━━━ INPUT MATERIAL ━━━

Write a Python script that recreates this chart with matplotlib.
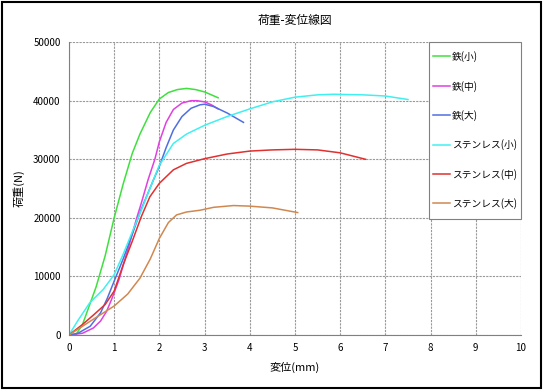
import matplotlib
matplotlib.use("Agg")
import matplotlib.pyplot as plt
from matplotlib.patches import Rectangle

plt.rcParams['font.family'] = ['Noto Sans CJK JP', 'DejaVu Sans']

# 読み取った値 (変位 mm, 荷重 N)
fe_s_x = [0, 0.15, 0.3, 0.45, 0.6, 0.8, 1.0, 1.2, 1.4, 1.57, 1.8, 2.0, 2.2, 2.4, 2.6, 2.8, 3.0, 3.3]
fe_s_y = [0, 0, 1800, 5000, 8200, 13500, 20000, 25800, 31000, 34300, 38000, 40300, 41400, 41900, 42100, 41900, 41500, 40500]

fe_m_x = [0, 0.3, 0.54, 0.7, 0.83, 0.95, 1.1, 1.3, 1.5, 1.6, 1.75, 1.9, 2.0, 2.15, 2.31, 2.5, 2.7, 2.83, 3.0, 3.15, 3.3]
fe_m_y = [0, 300, 1200, 2400, 4000, 6200, 9300, 14500, 20000, 22500, 26500, 30000, 33000, 36300, 38500, 39600, 40000, 40000, 39800, 39300, 38600]

fe_l_x = [0, 0.2, 0.47, 0.7, 0.85, 1.0, 1.2, 1.4, 1.6, 1.87, 2.0, 2.15, 2.31, 2.5, 2.7, 2.9, 3.0, 3.2, 3.5, 3.86]
fe_l_y = [0, 300, 1500, 3800, 6300, 9200, 13000, 17200, 21500, 26500, 28800, 32000, 35000, 37300, 38700, 39300, 39400, 39000, 37900, 36300]

st_s_x = [0, 0.2, 0.46, 0.76, 1.0, 1.2, 1.4, 1.6, 1.8, 2.0, 2.31, 2.6, 3.0, 3.5, 4.0, 4.5, 5.0, 5.5, 5.85, 6.5, 7.0, 7.5]
st_s_y = [0, 2500, 5500, 7800, 10300, 13800, 17600, 21300, 25200, 29000, 32700, 34300, 35800, 37300, 38600, 39800, 40600, 41000, 41100, 41000, 40800, 40200]

st_m_x = [0, 0.3, 0.54, 0.8, 1.0, 1.2, 1.4, 1.6, 1.79, 2.0, 2.31, 2.6, 3.0, 3.5, 4.0, 4.5, 5.0, 5.5, 6.0, 6.56]
st_m_y = [0, 1800, 3400, 5200, 7500, 12000, 16000, 20200, 23600, 25900, 28200, 29300, 30100, 30900, 31400, 31600, 31700, 31600, 31100, 30000]

st_l_x = [0, 0.5, 1.0, 1.3, 1.57, 1.8, 2.0, 2.2, 2.38, 2.6, 2.9, 3.2, 3.64, 4.0, 4.5, 5.06]
st_l_y = [0, 2500, 4950, 7000, 9700, 13000, 16500, 19200, 20500, 21000, 21300, 21800, 22100, 22000, 21700, 20900]

labels = ['鉄(小)', '鉄(中)', '鉄(大)', 'ステンレス(小)', 'ステンレス(中)', 'ステンレス(大)']
colors = ['#3ee03e', '#e040e0', '#4f6fe0', '#40f0f0', '#e03030', '#d08850']
series = [(fe_s_x, fe_s_y), (fe_m_x, fe_m_y), (fe_l_x, fe_l_y),
          (st_s_x, st_s_y), (st_m_x, st_m_y), (st_l_x, st_l_y)]

fig = plt.figure(figsize=(5.43, 3.90), dpi=100)
ax = fig.add_axes([0.127, 0.141, 0.8325, 0.751])

for (xs, ys), lab, c in zip(series, labels, colors):
    ax.plot(xs, ys, color=c, lw=1.1, label=lab)

ax.set_xlim(0, 10)
ax.set_ylim(0, 50000)
ax.set_xticks(range(0, 11))
ax.set_yticks(range(0, 50001, 10000))
ax.grid(True, color='#999999', linestyle=(0, (2, 1)), linewidth=0.8)
ax.tick_params(labelsize=7, length=0, pad=6)
for s in ['top', 'right']:
    ax.spines[s].set_visible(False)
for s in ['left', 'bottom']:
    ax.spines[s].set_color('#808080')

ax.set_title('荷重-変位線図', fontsize=8.5, pad=13)
ax.set_xlabel('変位(mm)', fontsize=8, labelpad=6)
ax.set_ylabel('荷重(N)', fontsize=8, labelpad=6)

leg = ax.legend(loc='upper right', bbox_to_anchor=(1.0, 1.0), fontsize=7, frameon=True,
                fancybox=False, edgecolor='#808080', framealpha=1,
                handlelength=1.75, handleheight=3.0, handletextpad=0.15,
                labelspacing=0.83, borderpad=0.45, borderaxespad=0)
leg.get_frame().set_linewidth(0.8)
# 凡例の線を文字の高さにそろえる
for ln in leg.get_lines():
    yd = ln.get_ydata()
    ln.set_ydata([v - 2.2 for v in yd])

fig.patches.append(Rectangle((0.004, 0.006), 0.992, 0.988, transform=fig.transFigure,
                             fill=False, edgecolor='black', linewidth=1.5))

fig.savefig('out.png', dpi=100)
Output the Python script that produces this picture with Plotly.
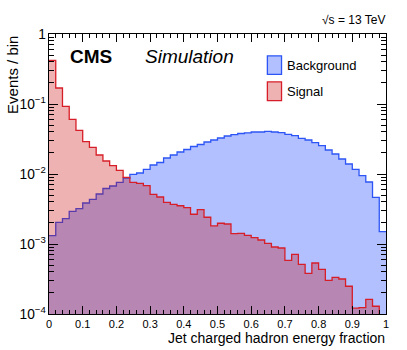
import numpy as np
import plotly.graph_objects as go

# 50 bins of width 0.02 between 0 and 1
bin_edges = np.round(np.arange(51) * 0.02, 2)

# normalised per-bin fractions
background = [0.00132, 0.00204, 0.00231, 0.00293, 0.00321, 0.00385, 0.00435, 0.00518, 0.00621, 0.00674,
              0.00761, 0.00877, 0.00990, 0.01033, 0.01167, 0.01344, 0.01460, 0.01693, 0.01868, 0.02062,
              0.02239, 0.02470, 0.02638, 0.02864, 0.03060, 0.03268, 0.03490, 0.03642, 0.03789, 0.03877,
              0.03981, 0.03981, 0.04074, 0.03981, 0.03890, 0.03690, 0.03524, 0.03236, 0.03060, 0.02800,
              0.02536, 0.02203, 0.01930, 0.01638, 0.01390, 0.01167, 0.00946, 0.00769, 0.00465, 0.00150]

signal = [0.421, 0.1693, 0.0927, 0.0605, 0.0421, 0.02893, 0.02406, 0.01868, 0.01533, 0.01318,
          0.01129, 0.00897, 0.00761, 0.00736, 0.00681, 0.00513, 0.00469, 0.00394, 0.00369, 0.00352,
          0.00330, 0.00266, 0.00309, 0.00241, 0.00181, 0.00198, 0.00193, 0.00141, 0.00142, 0.00133,
          0.00123, 0.00114, 0.00102, 0.000906, 0.000877, 0.000585, 0.000713, 0.000513, 0.000381, 0.000535,
          0.000435, 0.000303, 0.000334, 0.000316, 0.000249, 0.000121, 0.000123, 0.000162, 0.000129, 0.00005]

FONT = "Liberation Sans, Arial, sans-serif"


def step_trace(values, name, line_col, fill_col):
    # histogram outline: left edges + closing edge, drawn as hv steps
    ys = list(values) + [values[-1]]
    return go.Scatter(x=bin_edges, y=ys, mode="lines", line_shape="hv", name=name,
                      line=dict(color=line_col, width=1.3), fill="tozeroy", fillcolor=fill_col,
                      showlegend=False)


fig = go.Figure()
fig.add_trace(step_trace(background, "Background", "rgb(45,85,245)", "rgba(0,45,255,0.30)"))
fig.add_trace(step_trace(signal, "Signal", "rgb(215,30,40)", "rgba(200,0,0,0.30)"))

axis_common = dict(showline=True, linecolor="black", linewidth=1, mirror="allticks",
                   ticks="inside", tickcolor="black", showgrid=False, zeroline=False,
                   tickfont=dict(family=FONT, size=11, color="black"))

fig.update_xaxes(range=[0, 1], dtick=0.1, ticklen=8,
                 minor=dict(ticks="inside", ticklen=4, dtick=0.02, tickcolor="black", showgrid=False),
                 **axis_common)
fig.update_yaxes(type="log", range=[-4, 0], dtick=1, exponentformat="power", ticklen=9,
                 minor=dict(ticks="inside", ticklen=5, tickcolor="black", showgrid=False),
                 **axis_common)

# legend drawn by hand, ROOT style
fig.add_shape(type="rect", xref="paper", yref="paper", x0=0.648, x1=0.690, y0=0.856, y1=0.922,
              fillcolor="rgba(0,45,255,0.30)", line=dict(color="rgb(45,85,245)", width=1.3))
fig.add_shape(type="rect", xref="paper", yref="paper", x0=0.648, x1=0.690, y0=0.762, y1=0.829,
              fillcolor="rgba(200,0,0,0.30)", line=dict(color="rgb(215,30,40)", width=1.3))

for txt, ypos in [("Background", 0.886), ("Signal", 0.794)]:
    fig.add_annotation(x=0.700, y=ypos, xref="paper", yref="paper", text=txt, showarrow=False,
                       xanchor="left", yanchor="middle", font=dict(family=FONT, size=13, color="black"))

fig.add_annotation(x=0.056, y=0.919, xref="paper", yref="paper", text="<b>CMS</b>", showarrow=False,
                   xanchor="left", yanchor="middle", font=dict(family=FONT, size=19, color="black"))
fig.add_annotation(x=0.279, y=0.919, xref="paper", yref="paper", text="<i>Simulation</i>", showarrow=False,
                   xanchor="left", yanchor="middle", font=dict(family=FONT, size=19, color="black"))
fig.add_annotation(x=1.003, y=1.05, xref="paper", yref="paper", text="√s = 13 TeV", showarrow=False,
                   xanchor="right", yanchor="middle", font=dict(family=FONT, size=12, color="black"))
fig.add_annotation(x=1.003, y=-0.086, xref="paper", yref="paper", text="Jet charged hadron energy fraction",
                   showarrow=False, xanchor="right", yanchor="middle", font=dict(family=FONT, size=14, color="black"))
fig.add_annotation(x=-0.11, y=1.0, xref="paper", yref="paper", text="Events / bin", textangle=-90,
                   showarrow=False, xanchor="center", yanchor="top", font=dict(family=FONT, size=15, color="black"))

fig.update_layout(width=407, height=350, margin=dict(l=49, r=21, t=34, b=36),
                  plot_bgcolor="white", paper_bgcolor="white", showlegend=False)

# page body has a default 8px margin; drop it so the figure sits at the window corner
fig.write_html("out.html", config={"displayModeBar": False},
               post_script="document.body.style.margin='0px';")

━━━

From the first line of the listing above, repeat every line through the one holding "39000, 37900, 36300]". Both ends count, and pictures stay out.

» WRITTEN SOLUTION:
Write a Python script that recreates this chart with matplotlib.
import matplotlib
matplotlib.use("Agg")
import matplotlib.pyplot as plt
from matplotlib.patches import Rectangle

plt.rcParams['font.family'] = ['Noto Sans CJK JP', 'DejaVu Sans']

# 読み取った値 (変位 mm, 荷重 N)
fe_s_x = [0, 0.15, 0.3, 0.45, 0.6, 0.8, 1.0, 1.2, 1.4, 1.57, 1.8, 2.0, 2.2, 2.4, 2.6, 2.8, 3.0, 3.3]
fe_s_y = [0, 0, 1800, 5000, 8200, 13500, 20000, 25800, 31000, 34300, 38000, 40300, 41400, 41900, 42100, 41900, 41500, 40500]

fe_m_x = [0, 0.3, 0.54, 0.7, 0.83, 0.95, 1.1, 1.3, 1.5, 1.6, 1.75, 1.9, 2.0, 2.15, 2.31, 2.5, 2.7, 2.83, 3.0, 3.15, 3.3]
fe_m_y = [0, 300, 1200, 2400, 4000, 6200, 9300, 14500, 20000, 22500, 26500, 30000, 33000, 36300, 38500, 39600, 40000, 40000, 39800, 39300, 38600]

fe_l_x = [0, 0.2, 0.47, 0.7, 0.85, 1.0, 1.2, 1.4, 1.6, 1.87, 2.0, 2.15, 2.31, 2.5, 2.7, 2.9, 3.0, 3.2, 3.5, 3.86]
fe_l_y = [0, 300, 1500, 3800, 6300, 9200, 13000, 17200, 21500, 26500, 28800, 32000, 35000, 37300, 38700, 39300, 39400, 39000, 37900, 36300]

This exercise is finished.